On June 29, 2023 the United States Supreme Court voted that affirmative action programs in colleges were unconstitutional, which therefore restricted higher education’s use of affirmative action.
This vote followed two lawsuits filed by the Students for Fair Admissions(SFFA) group against both Harvard University and the University of North Carolina(UNC) in November of 2014.
The SFFA accused the universities of violating the Equal Protection Clause listed in the Fourteenth Amendment of the Constitution as noted by the Legal Defense Fund.
The final rulings were 6-3 in the UNC case and 6-2 in the Harvard case.
Among those who voted in favor of the SFFA’s argument was Justice Clarence Thomas, who has both supported and criticized the legislation, as noted by an article from the Washington Post.
Roberts’ opinions also noted that the SFFA “filed separate lawsuits against Harvard College and the University of North Carolina, arguing that their race-based admissions programs violated, respectively, Title VI of the Civil Rights Act of 1964, 78 Stat. 252, 42 U. S. C. §2000d et seq., and the Equal Protection Clause of the Fourteenth Amendment” as noted by the opinion document.
Justice Sonia Sotomayor authored the dissenting opinion, in which she stated that “majority opinion is ‘not grounded in law or fact and contravenes the vision of equality embodied in the Fourteenth Amendment’”.
Sotomayor also argued that the Court’s decision “subverts the constitutional guarantee of equal protection by further entrenching racial inequality in education, the very foundation of our democratic government and pluralistic society” according to the article from CBS News.
The SFFA, a nonprofit organization headed by anti-affirmative action activist Edward Blum, was composed of “more than 20,000 students, parents, and others who believe that racial classifications and preferences in college admissions are unfair, unnecessary, and unconstitutional” according to their website.

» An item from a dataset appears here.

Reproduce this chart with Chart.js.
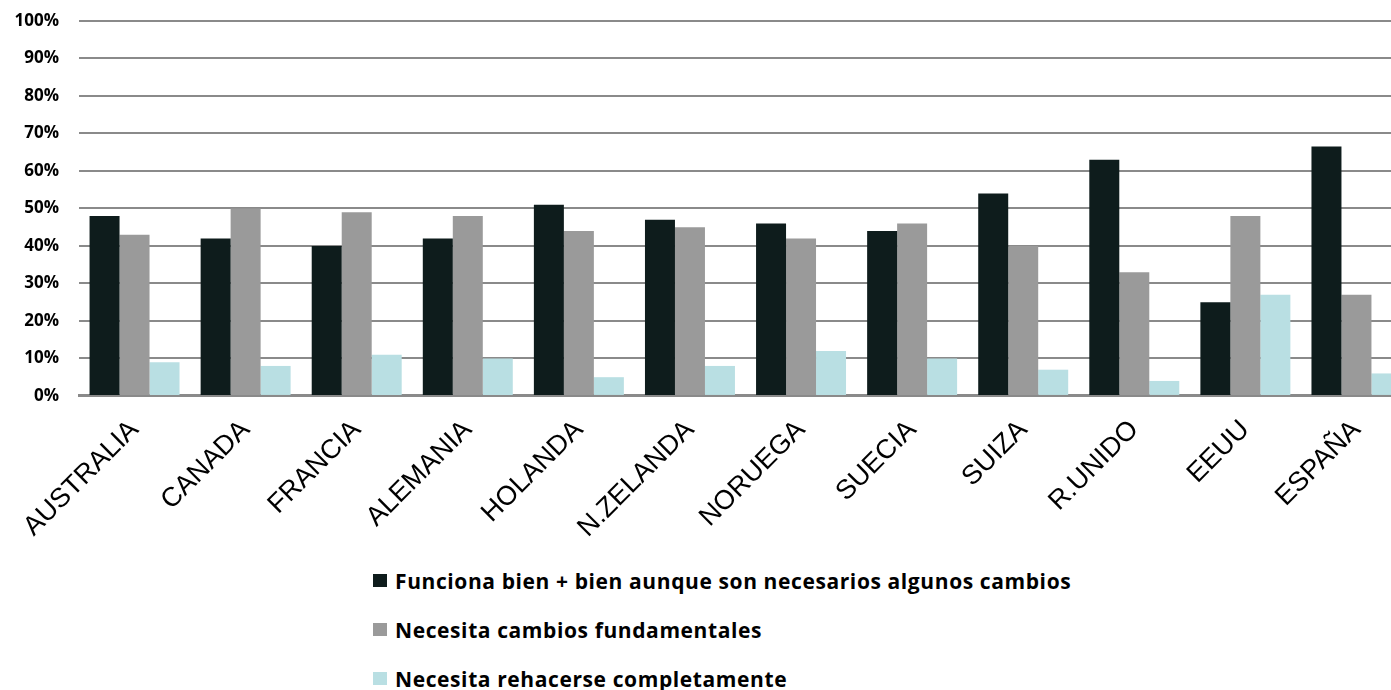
<!DOCTYPE html>
<html>
<head>
<meta charset="utf-8">
<script src="https://cdn.jsdelivr.net/npm/chart.js@4/dist/chart.umd.min.js"></script>
<style>
  html, body { margin: 0; padding: 0; background: #ffffff; }
  body { width: 1391px; height: 690px; position: relative; overflow: hidden; }
  #wrap { position: absolute; left: 0; top: 0; width: 1412px; height: 554px; }
  #legend { position: absolute; left: 373px; top: 556px; font-family: "Open Sans", Lato, sans-serif; font-weight: bold; font-size: 21px; letter-spacing: 0.6px; color: #000; }
  .item { height: 49px; display: flex; align-items: center; white-space: nowrap; }
  .box { width: 14px; height: 13px; margin-right: 8px; display: inline-block; }
</style>
</head>
<body>
<div id="wrap"><canvas id="c"></canvas></div>
<div id="legend"></div>
<script>
const categories = ["AUSTRALIA","CANADA","FRANCIA","ALEMANIA","HOLANDA","N.ZELANDA","NORUEGA","SUECIA","SUIZA","R.UNIDO","EEUU","ESPAÑA"];
const seriesNames = ["Funciona bien + bien aunque son necesarios algunos cambios","Necesita cambios fundamentales","Necesita rehacerse completamente"];
const funcionaBien = [48, 42, 40, 42, 51, 47, 46, 44, 54, 63, 25, 66.5];
const cambiosFundamentales = [43, 50, 49, 48, 44, 45, 42, 46, 40, 33, 48, 27];
const rehacerse = [9, 8, 11, 10, 5, 8, 12, 10, 7, 4, 27, 6];
const yTicks = [0, 10, 20, 30, 40, 50, 60, 70, 80, 90, 100];
const colors = ["#0e1c1c", "#9a9a9a", "#b9dfe3"];

const datasets = [funcionaBien, cambiosFundamentales, rehacerse].map((d, i) => ({
  label: seriesNames[i],
  data: d,
  backgroundColor: colors[i],
  borderWidth: 0,
  categoryPercentage: 0.81,
  barPercentage: 1.0
}));

const chart = new Chart(document.getElementById('c'), {
  type: 'bar',
  data: { labels: categories, datasets: datasets },
  options: {
    responsive: true,
    maintainAspectRatio: false,
    animation: false,
    layout: { padding: { top: 21, right: 0, left: 15, bottom: 0 } },
    plugins: { legend: { display: false }, tooltip: { enabled: false } },
    scales: {
      x: {
        grid: { display: false },
        border: { color: '#8a8a8a', width: 3 },
        afterFit: (axis) => { axis.paddingLeft = 0; axis.paddingRight = 0; },
        ticks: {
          minRotation: 45, maxRotation: 45,
          color: '#000',
          font: { family: '"Liberation Sans", Arial, sans-serif', size: 27 },
          padding: 10
        }
      },
      y: {
        min: 0, max: 100,
        afterBuildTicks: (axis) => { axis.ticks = yTicks.map(v => ({ value: v })); },
        afterFit: (axis) => { axis.width = 64; axis.paddingTop = 0; axis.paddingBottom = 0; },
        grid: { color: '#8a8a8a', lineWidth: 2, drawTicks: false },
        border: { display: false },
        ticks: {
          color: '#000',
          padding: 20,
          font: { family: '"Open Sans", Lato, sans-serif', size: 17, weight: 'bold' },
          callback: (v) => v + '%'
        }
      }
    }
  }
});

const legend = document.getElementById('legend');
chart.data.datasets.forEach(ds => {
  const row = document.createElement('div');
  row.className = 'item';
  const box = document.createElement('span');
  box.className = 'box';
  box.style.background = ds.backgroundColor;
  const txt = document.createElement('span');
  txt.textContent = ds.label;
  row.appendChild(box);
  row.appendChild(txt);
  legend.appendChild(row);
});
</script>
</body>
</html>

Following the SFFA lawsuit, students at both Harvard and UNC grouped together against the SFFA lawsuits, and expressed “support for race-conscious programs that promote greater racial diversity and inclusion” according to the American Bar Association.
In the 2018 district court proceedings for the lawsuit the SFFA brought against Harvard University, the diverse coalition of students from the university were permitted to submit testimonies “in support of race-conscious admissions during the three-week trial”. Whereas the SFFA did not present students to testify, submit student files “containing implicit or explicit discriminatory statements”, nor did they consult students the American Bar Association noted.
Shortly after the ruling Illinois Governor J.B. Pritzker released an E-News Release in which he referred to the Supreme Court’s decision as a travesty and stated that the decision was “reversing nearly 45 years of precedent that advances equity throughout our country’s higher education institutions”.
Pritzker noted that the decision only “sets us back”.
Affirmative action was introduced on March 6, 1961 in Executive Order 10925, issued by President John F. Kennedy. The order wrote that “government contractors ‘take affirmative action to ensure that applicants are employed, and employees are treated during employment, without regard to their race, creed, color, or national origin’” as noted by the University of California, Irvine.
In regards to college admissions, affirmative action legislation held that race would be considered as a factor in the application process as mentioned in an article released by NPR.
As a result of this ruling, dire forecasts have pointed to “swift and substantial drops in Black and Latino enrollment, perhaps by as much as half, at some of the nation’s most prestigious colleges” as noted by an article from the Washington Post.